Former Police Commissioner Anthony W. Batts commended the city's officers for their "restraint, professionalism, and attention to duty" in the handling of the protests before the rioting on April 27.
"I am proud and truly humbled to lead this organization," Batts wrote to the police department at 8 a.m. April 26. "You stood tall in the face of challenge after challenge and you were a credit to the city and your families today."
Batts told the officers there would be "challenging days" ahead.
"We will be tested, and as today showed, many will try to provoke you just to record a response," he said.
Much of the police department's internal plan wasn't contained in the documents provided Monday to The Baltimore Sun.
For instance, a "civil disturbance" operations plan was included in the documents, but much was redacted from public review. The document does show that police prepared the plan for May 1 and May 2, which the agency warned "may result in possible large scale public mass demonstrations."

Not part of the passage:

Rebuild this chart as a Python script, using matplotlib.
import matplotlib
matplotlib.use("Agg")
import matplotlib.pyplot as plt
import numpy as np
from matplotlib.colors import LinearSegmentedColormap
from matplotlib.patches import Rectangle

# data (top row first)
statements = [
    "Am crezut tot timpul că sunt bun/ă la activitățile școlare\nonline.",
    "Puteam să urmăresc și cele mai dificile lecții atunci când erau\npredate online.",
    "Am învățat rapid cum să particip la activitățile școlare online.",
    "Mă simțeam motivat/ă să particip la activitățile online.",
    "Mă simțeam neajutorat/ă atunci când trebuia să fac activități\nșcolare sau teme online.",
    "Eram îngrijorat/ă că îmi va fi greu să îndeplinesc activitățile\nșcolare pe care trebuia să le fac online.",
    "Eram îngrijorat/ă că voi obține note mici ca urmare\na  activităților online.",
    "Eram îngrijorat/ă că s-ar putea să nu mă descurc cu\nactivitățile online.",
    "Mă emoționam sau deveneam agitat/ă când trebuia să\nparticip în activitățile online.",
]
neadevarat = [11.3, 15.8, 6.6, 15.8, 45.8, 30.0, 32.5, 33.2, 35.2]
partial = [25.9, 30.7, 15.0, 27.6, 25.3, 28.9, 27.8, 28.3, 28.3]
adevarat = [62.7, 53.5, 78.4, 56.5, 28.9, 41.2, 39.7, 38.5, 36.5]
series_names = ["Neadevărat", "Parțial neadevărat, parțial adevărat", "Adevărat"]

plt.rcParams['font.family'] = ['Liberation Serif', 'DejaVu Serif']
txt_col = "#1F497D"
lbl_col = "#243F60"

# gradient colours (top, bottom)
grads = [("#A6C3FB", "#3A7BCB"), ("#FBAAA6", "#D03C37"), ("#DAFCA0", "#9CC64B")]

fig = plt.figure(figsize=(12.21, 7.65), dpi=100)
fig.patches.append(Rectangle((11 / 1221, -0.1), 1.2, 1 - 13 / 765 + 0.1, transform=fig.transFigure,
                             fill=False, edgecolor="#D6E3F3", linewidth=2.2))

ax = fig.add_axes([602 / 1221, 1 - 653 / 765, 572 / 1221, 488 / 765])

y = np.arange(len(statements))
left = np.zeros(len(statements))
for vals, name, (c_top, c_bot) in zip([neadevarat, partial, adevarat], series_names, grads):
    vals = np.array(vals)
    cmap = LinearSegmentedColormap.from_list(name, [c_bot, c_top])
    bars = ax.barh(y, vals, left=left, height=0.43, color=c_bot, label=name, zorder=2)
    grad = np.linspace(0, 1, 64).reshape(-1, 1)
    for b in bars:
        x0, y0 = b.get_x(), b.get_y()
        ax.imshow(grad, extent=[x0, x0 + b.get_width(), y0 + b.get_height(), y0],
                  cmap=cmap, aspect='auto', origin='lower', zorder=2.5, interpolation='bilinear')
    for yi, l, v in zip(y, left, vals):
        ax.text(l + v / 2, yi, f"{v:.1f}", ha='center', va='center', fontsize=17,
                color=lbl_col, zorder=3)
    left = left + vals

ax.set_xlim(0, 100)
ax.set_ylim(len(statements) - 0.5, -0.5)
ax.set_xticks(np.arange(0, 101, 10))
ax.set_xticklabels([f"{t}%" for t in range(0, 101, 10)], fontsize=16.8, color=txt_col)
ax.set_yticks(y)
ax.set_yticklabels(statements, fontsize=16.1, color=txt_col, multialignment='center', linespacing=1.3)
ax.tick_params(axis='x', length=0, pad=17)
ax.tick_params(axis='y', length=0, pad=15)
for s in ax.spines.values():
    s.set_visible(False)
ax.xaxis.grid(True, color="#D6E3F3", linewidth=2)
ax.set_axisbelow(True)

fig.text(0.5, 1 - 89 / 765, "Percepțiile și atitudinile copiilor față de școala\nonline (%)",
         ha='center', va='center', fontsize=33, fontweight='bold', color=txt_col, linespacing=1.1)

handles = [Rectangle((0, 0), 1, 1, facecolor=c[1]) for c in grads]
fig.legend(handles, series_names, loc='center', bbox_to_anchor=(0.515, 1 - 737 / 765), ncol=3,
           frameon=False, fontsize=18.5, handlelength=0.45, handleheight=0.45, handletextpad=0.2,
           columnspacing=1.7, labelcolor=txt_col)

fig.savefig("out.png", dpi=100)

"The demonstration may have elements contained within which turn violent and destructive. This may result in widespread assaults on citizens and police officers, looting, vandalism, and arson. The resources of the Baltimore City Police and Fire Departments will be taxed far beyond the ability to be met by normal or enhanced staffing levels."
The document said it was the agency's "primary mission" to "protect the life and property, and maintain civil order for the citizens of Baltimore."

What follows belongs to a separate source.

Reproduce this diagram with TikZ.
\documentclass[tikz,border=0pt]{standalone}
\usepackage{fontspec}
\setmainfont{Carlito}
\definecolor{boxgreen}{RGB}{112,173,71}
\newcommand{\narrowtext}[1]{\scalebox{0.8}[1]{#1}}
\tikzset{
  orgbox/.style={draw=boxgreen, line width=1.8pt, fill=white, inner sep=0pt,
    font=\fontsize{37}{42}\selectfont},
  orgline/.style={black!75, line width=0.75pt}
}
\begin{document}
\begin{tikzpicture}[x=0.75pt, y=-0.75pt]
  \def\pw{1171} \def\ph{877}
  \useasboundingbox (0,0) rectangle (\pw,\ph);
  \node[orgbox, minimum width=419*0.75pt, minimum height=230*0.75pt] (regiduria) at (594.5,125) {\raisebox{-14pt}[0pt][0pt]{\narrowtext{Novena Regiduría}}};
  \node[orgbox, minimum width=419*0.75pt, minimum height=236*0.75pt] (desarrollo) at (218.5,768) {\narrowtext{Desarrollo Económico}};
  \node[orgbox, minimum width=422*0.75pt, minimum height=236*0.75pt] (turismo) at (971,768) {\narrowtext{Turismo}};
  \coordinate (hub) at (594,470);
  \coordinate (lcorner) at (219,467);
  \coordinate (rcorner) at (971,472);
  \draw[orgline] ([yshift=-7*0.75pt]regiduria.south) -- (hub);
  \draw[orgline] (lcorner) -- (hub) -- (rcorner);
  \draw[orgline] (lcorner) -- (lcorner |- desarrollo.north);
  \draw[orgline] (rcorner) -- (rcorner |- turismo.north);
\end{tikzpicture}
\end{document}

"The end state is to protect the right of all citizens to peacefully assemble and conduct free speech activities as guaranteed under the 1st Amendment to the US Constitution, while preventing any incidence of criminal conduct such as assault, arson, looting or vandalism," the report says.
The 40-page document contains maps and deployment assignments, most of them redacted. One page lists "Rioters Most Dangerous Course of Action," and "Rioters Most Likely Course of Action"; both fields are redacted.
Batts sent another message to the police department on May 1, entitled "police commissioner's message."
"I know many of you have very conflicted emotions today," Batts wrote. "We are a family and we will get through the next few days and weeks as a family. No matter what assignment you have, we are all in this together."
Batts urges the officers not to "waiver in the face of adversity or difficult times."
"We are sworn to protect the people of Baltimore," he said. "We must be the line that protects the innocent. We must be there for each other. In the days ahead you will have many conflicting emotions and feelings. That is understandable and normal.
"Don't be afraid to talk about those feelings with a trusted friend or mentor. There may be further protests. Continue to show the world the dignity of demeanor you have demonstrated over the last few days."